▸ **SUPPLIED DATA**:
--- start ---

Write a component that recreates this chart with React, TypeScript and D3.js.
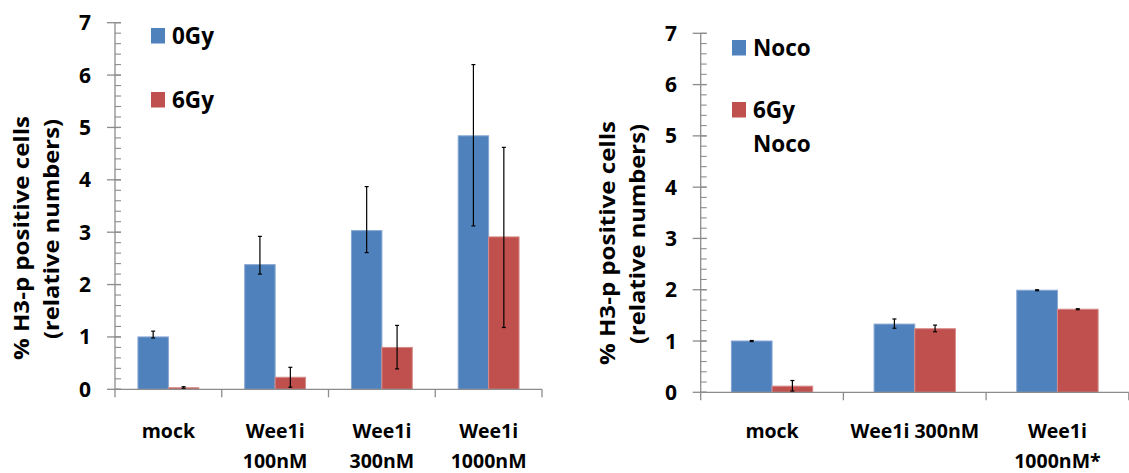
import React from 'react'
import * as d3 from 'd3'

// left panel
const leftCategories = [['mock'], ['Wee1i', '100nM'], ['Wee1i', '300nM'], ['Wee1i', '1000nM']]
const leftSeriesNames = [['0Gy'], ['6Gy']]
const left0Gy = [1.0, 2.38, 3.03, 4.84]
const left0GyHigh = [1.11, 2.92, 3.87, 6.2]
const left0GyLow = [0.98, 2.2, 2.61, 3.12]
const left6Gy = [0.03, 0.23, 0.8, 2.91]
const left6GyHigh = [0.05, 0.42, 1.22, 4.62]
const left6GyLow = [0.02, 0.04, 0.39, 1.18]

// right panel
const rightCategories = [['mock'], ['Wee1i 300nM'], ['Wee1i', '1000nM*']]
const rightSeriesNames = [['Noco'], ['6Gy', 'Noco']]
const rightNoco = [1.0, 1.33, 1.99]
const rightNocoHigh = [1.01, 1.43, 2.0]
const rightNocoLow = [0.99, 1.25, 1.98]
const right6GyNoco = [0.12, 1.24, 1.62]
const right6GyNocoHigh = [0.23, 1.31, 1.63]
const right6GyNocoLow = [0.025, 1.18, 1.61]

const yTicks = [0, 1, 2, 3, 4, 5, 6, 7]
const yTitle = ['% H3-p positive cells', '(relative numbers)']
const yTitleLength = [244, 220]

const colors = ['#4F81BD', '#C0504D']
const edges = ['#86a6d2', '#d68b89']
const axisColor = '#8c8c8c'
const font = '"Open Sans", Lato, sans-serif'

type Panel = {
  categories: string[][]
  names: string[][]
  values: number[][]
  highs: number[][]
  lows: number[][]
  x0: number
  x1: number
  yTop: number
  yBottom: number
  titleX: number[]
  titleY: number[]
  tickRight: number
  legendX: number
  legendY: number[]
}

const panels: Panel[] = [
  {
    categories: leftCategories,
    names: leftSeriesNames,
    values: [left0Gy, left6Gy],
    highs: [left0GyHigh, left6GyHigh],
    lows: [left0GyLow, left6GyLow],
    x0: 115, x1: 542, yTop: 22.7, yBottom: 389.3,
    titleX: [29, 58.5], titleY: [238, 229], tickRight: 91,
    legendX: 151, legendY: [43.5, 107.5],
  },
  {
    categories: rightCategories,
    names: rightSeriesNames,
    values: [rightNoco, right6GyNoco],
    highs: [rightNocoHigh, right6GyNocoHigh],
    lows: [rightNocoLow, right6GyNocoLow],
    x0: 700.7, x1: 1128.8, yTop: 33.3, yBottom: 392.3,
    titleX: [615, 644.5], titleY: [243, 234], tickRight: 677,
    legendX: 732, legendY: [55.5, 117.5],
  },
]

const ChartPanel = ({ p }: { p: Panel }) => {
  const y = d3.scaleLinear().domain([0, 7]).range([p.yBottom, p.yTop])
  const x = d3.scaleBand<number>()
    .domain(p.categories.map((_, i) => i))
    .range([p.x0, p.x1])
  const bw = x.bandwidth()
  const inner = d3.scaleBand<number>()
    .domain([0, 1])
    .range([bw * 0.215, bw * 0.785])
  const minor = d3.range(0, 7.001, 0.2)

  return (
    <g>
      {/* y title */}
      {yTitle.map((t, i) => (
        <text key={t}
          transform={`translate(${p.titleX[i]},${p.titleY[i]}) rotate(-90)`}
          textAnchor="middle" fontFamily={font} fontWeight={700} fontSize={21.5} fill="#000"
          textLength={yTitleLength[i]} lengthAdjust="spacingAndGlyphs">
          {t}
        </text>
      ))}

      {/* y axis */}
      <line x1={p.x0} x2={p.x0} y1={y(7)} y2={y(0)} stroke={axisColor} strokeWidth={1.3} />
      {minor.map((v, i) => (
        <line key={'m' + i} x1={p.x0} x2={p.x0 + 6} y1={y(v)} y2={y(v)} stroke={axisColor} strokeWidth={1.1} />
      ))}
      {yTicks.map(v => (
        <g key={v}>
          <line x1={p.x0 - 8} x2={p.x0 + 6} y1={y(v)} y2={y(v)} stroke={axisColor} strokeWidth={1.3} />
          <text x={p.tickRight} y={y(v)} dy="0.36em" textAnchor="end"
            fontFamily={font} fontWeight={700} fontSize={21} fill="#000">{v}</text>
        </g>
      ))}

      {/* bars */}
      {p.values.map((series, s) => series.map((v, i) => {
        const bx = (x(i) as number) + (inner(s) as number)
        return (
          <rect key={s + '-' + i} x={bx} y={y(v)} width={inner.bandwidth()} height={y(0) - y(v)}
            fill={colors[s]} stroke={edges[s]} strokeWidth={1} />
        )
      }))}

      {/* x axis */}
      <line x1={p.x0} x2={p.x1} y1={y(0)} y2={y(0)} stroke={axisColor} strokeWidth={1.3} />
      {d3.range(p.categories.length + 1).map(i => (
        <line key={'xt' + i} x1={p.x0 + i * bw} x2={p.x0 + i * bw} y1={y(0)} y2={y(0) + 8}
          stroke={axisColor} strokeWidth={1.3} />
      ))}

      {/* error bars */}
      {p.values.map((series, s) => series.map((_, i) => {
        const cx = (x(i) as number) + (inner(s) as number) + inner.bandwidth() / 2
        const hi = y(p.highs[s][i])
        const lo = y(p.lows[s][i])
        return (
          <g key={'e' + s + '-' + i} stroke="#000" strokeWidth={1.2}>
            <line x1={cx} x2={cx} y1={hi} y2={lo} />
            <line x1={cx - 2} x2={cx + 2} y1={hi} y2={hi} />
            <line x1={cx - 2} x2={cx + 2} y1={lo} y2={lo} />
          </g>
        )
      }))}

      {/* category labels */}
      {p.categories.map((lines, i) => (
        <text key={'c' + i} textAnchor="middle" fontFamily={font} fontWeight={700} fontSize={19.5} fill="#000">
          {lines.map((l, j) => (
            <tspan key={j} x={(x(i) as number) + bw / 2} y={438 + j * 30}>{l}</tspan>
          ))}
        </text>
      ))}

      {/* legend */}
      {p.names.map((lines, s) => (
        <g key={'l' + s}>
          <rect x={p.legendX} y={p.legendY[s] - 15.5} width={14} height={15.5} fill={colors[s]} />
          <text fontFamily={font} fontWeight={700} fontSize={22.5} fill="#000">
            {lines.map((l, j) => (
              <tspan key={j} x={p.legendX + 21} y={p.legendY[s] + j * 34}>{l}</tspan>
            ))}
          </text>
        </g>
      ))}
    </g>
  )
}

const App = () => {
  return (
    <svg width={1129} height={473} style={{ position: 'absolute', left: 0, top: 0, background: '#fff' }}>
      {panels.map((p, i) => <ChartPanel key={i} p={p} />)}
    </svg>
  )
}

export default App
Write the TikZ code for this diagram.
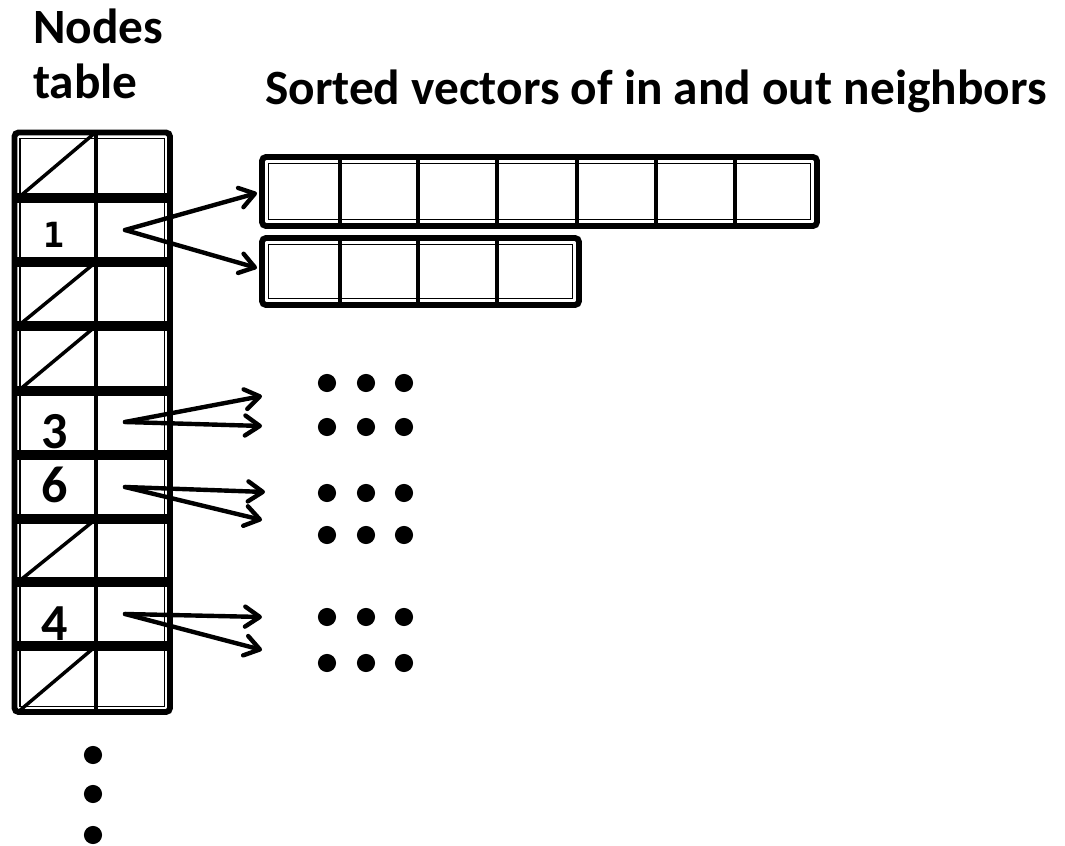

--- end ---

▸ **PROBLEM DETAILS**: Using the records above, retype everything exactly except the pictures.

▸ **IN RESPONSE**:
Write a component that recreates this chart with React, TypeScript and D3.js.
import React from 'react'
import * as d3 from 'd3'

// left panel
const leftCategories = [['mock'], ['Wee1i', '100nM'], ['Wee1i', '300nM'], ['Wee1i', '1000nM']]
const leftSeriesNames = [['0Gy'], ['6Gy']]
const left0Gy = [1.0, 2.38, 3.03, 4.84]
const left0GyHigh = [1.11, 2.92, 3.87, 6.2]
const left0GyLow = [0.98, 2.2, 2.61, 3.12]
const left6Gy = [0.03, 0.23, 0.8, 2.91]
const left6GyHigh = [0.05, 0.42, 1.22, 4.62]
const left6GyLow = [0.02, 0.04, 0.39, 1.18]

// right panel
const rightCategories = [['mock'], ['Wee1i 300nM'], ['Wee1i', '1000nM*']]
const rightSeriesNames = [['Noco'], ['6Gy', 'Noco']]
const rightNoco = [1.0, 1.33, 1.99]
const rightNocoHigh = [1.01, 1.43, 2.0]
const rightNocoLow = [0.99, 1.25, 1.98]
const right6GyNoco = [0.12, 1.24, 1.62]
const right6GyNocoHigh = [0.23, 1.31, 1.63]
const right6GyNocoLow = [0.025, 1.18, 1.61]

const yTicks = [0, 1, 2, 3, 4, 5, 6, 7]
const yTitle = ['% H3-p positive cells', '(relative numbers)']
const yTitleLength = [244, 220]

const colors = ['#4F81BD', '#C0504D']
const edges = ['#86a6d2', '#d68b89']
const axisColor = '#8c8c8c'
const font = '"Open Sans", Lato, sans-serif'

type Panel = {
  categories: string[][]
  names: string[][]
  values: number[][]
  highs: number[][]
  lows: number[][]
  x0: number
  x1: number
  yTop: number
  yBottom: number
  titleX: number[]
  titleY: number[]
  tickRight: number
  legendX: number
  legendY: number[]
}

const panels: Panel[] = [
  {
    categories: leftCategories,
    names: leftSeriesNames,
    values: [left0Gy, left6Gy],
    highs: [left0GyHigh, left6GyHigh],
    lows: [left0GyLow, left6GyLow],
    x0: 115, x1: 542, yTop: 22.7, yBottom: 389.3,
    titleX: [29, 58.5], titleY: [238, 229], tickRight: 91,
    legendX: 151, legendY: [43.5, 107.5],
  },
  {
    categories: rightCategories,
    names: rightSeriesNames,
    values: [rightNoco, right6GyNoco],
    highs: [rightNocoHigh, right6GyNocoHigh],
    lows: [rightNocoLow, right6GyNocoLow],
    x0: 700.7, x1: 1128.8, yTop: 33.3, yBottom: 392.3,
    titleX: [615, 644.5], titleY: [243, 234], tickRight: 677,
    legendX: 732, legendY: [55.5, 117.5],
  },
]

const ChartPanel = ({ p }: { p: Panel }) => {
  const y = d3.scaleLinear().domain([0, 7]).range([p.yBottom, p.yTop])
  const x = d3.scaleBand<number>()
    .domain(p.categories.map((_, i) => i))
    .range([p.x0, p.x1])
  const bw = x.bandwidth()
  const inner = d3.scaleBand<number>()
    .domain([0, 1])
    .range([bw * 0.215, bw * 0.785])
  const minor = d3.range(0, 7.001, 0.2)

  return (
    <g>
      {/* y title */}
      {yTitle.map((t, i) => (
        <text key={t}
          transform={`translate(${p.titleX[i]},${p.titleY[i]}) rotate(-90)`}
          textAnchor="middle" fontFamily={font} fontWeight={700} fontSize={21.5} fill="#000"
          textLength={yTitleLength[i]} lengthAdjust="spacingAndGlyphs">
          {t}
        </text>
      ))}

      {/* y axis */}
      <line x1={p.x0} x2={p.x0} y1={y(7)} y2={y(0)} stroke={axisColor} strokeWidth={1.3} />
      {minor.map((v, i) => (
        <line key={'m' + i} x1={p.x0} x2={p.x0 + 6} y1={y(v)} y2={y(v)} stroke={axisColor} strokeWidth={1.1} />
      ))}
      {yTicks.map(v => (
        <g key={v}>
          <line x1={p.x0 - 8} x2={p.x0 + 6} y1={y(v)} y2={y(v)} stroke={axisColor} strokeWidth={1.3} />
          <text x={p.tickRight} y={y(v)} dy="0.36em" textAnchor="end"
            fontFamily={font} fontWeight={700} fontSize={21} fill="#000">{v}</text>
        </g>
      ))}

      {/* bars */}
      {p.values.map((series, s) => series.map((v, i) => {
        const bx = (x(i) as number) + (inner(s) as number)
        return (
          <rect key={s + '-' + i} x={bx} y={y(v)} width={inner.bandwidth()} height={y(0) - y(v)}
            fill={colors[s]} stroke={edges[s]} strokeWidth={1} />
        )
      }))}

      {/* x axis */}
      <line x1={p.x0} x2={p.x1} y1={y(0)} y2={y(0)} stroke={axisColor} strokeWidth={1.3} />
      {d3.range(p.categories.length + 1).map(i => (
        <line key={'xt' + i} x1={p.x0 + i * bw} x2={p.x0 + i * bw} y1={y(0)} y2={y(0) + 8}
          stroke={axisColor} strokeWidth={1.3} />
      ))}

      {/* error bars */}
      {p.values.map((series, s) => series.map((_, i) => {
        const cx = (x(i) as number) + (inner(s) as number) + inner.bandwidth() / 2
        const hi = y(p.highs[s][i])
        const lo = y(p.lows[s][i])
        return (
          <g key={'e' + s + '-' + i} stroke="#000" strokeWidth={1.2}>
            <line x1={cx} x2={cx} y1={hi} y2={lo} />
            <line x1={cx - 2} x2={cx + 2} y1={hi} y2={hi} />
            <line x1={cx - 2} x2={cx + 2} y1={lo} y2={lo} />
          </g>
        )
      }))}

      {/* category labels */}
      {p.categories.map((lines, i) => (
        <text key={'c' + i} textAnchor="middle" fontFamily={font} fontWeight={700} fontSize={19.5} fill="#000">
          {lines.map((l, j) => (
            <tspan key={j} x={(x(i) as number) + bw / 2} y={438 + j * 30}>{l}</tspan>
          ))}
        </text>
      ))}

      {/* legend */}
      {p.names.map((lines, s) => (
        <g key={'l' + s}>
          <rect x={p.legendX} y={p.legendY[s] - 15.5} width={14} height={15.5} fill={colors[s]} />
          <text fontFamily={font} fontWeight={700} fontSize={22.5} fill="#000">
            {lines.map((l, j) => (
              <tspan key={j} x={p.legendX + 21} y={p.legendY[s] + j * 34}>{l}</tspan>
            ))}
          </text>
        </g>
      ))}
    </g>
  )
}

const App = () => {
  return (
    <svg width={1129} height={473} style={{ position: 'absolute', left: 0, top: 0, background: '#fff' }}>
      {panels.map((p, i) => <ChartPanel key={i} p={p} />)}
    </svg>
  )
}

export default App
Write the TikZ code for this diagram.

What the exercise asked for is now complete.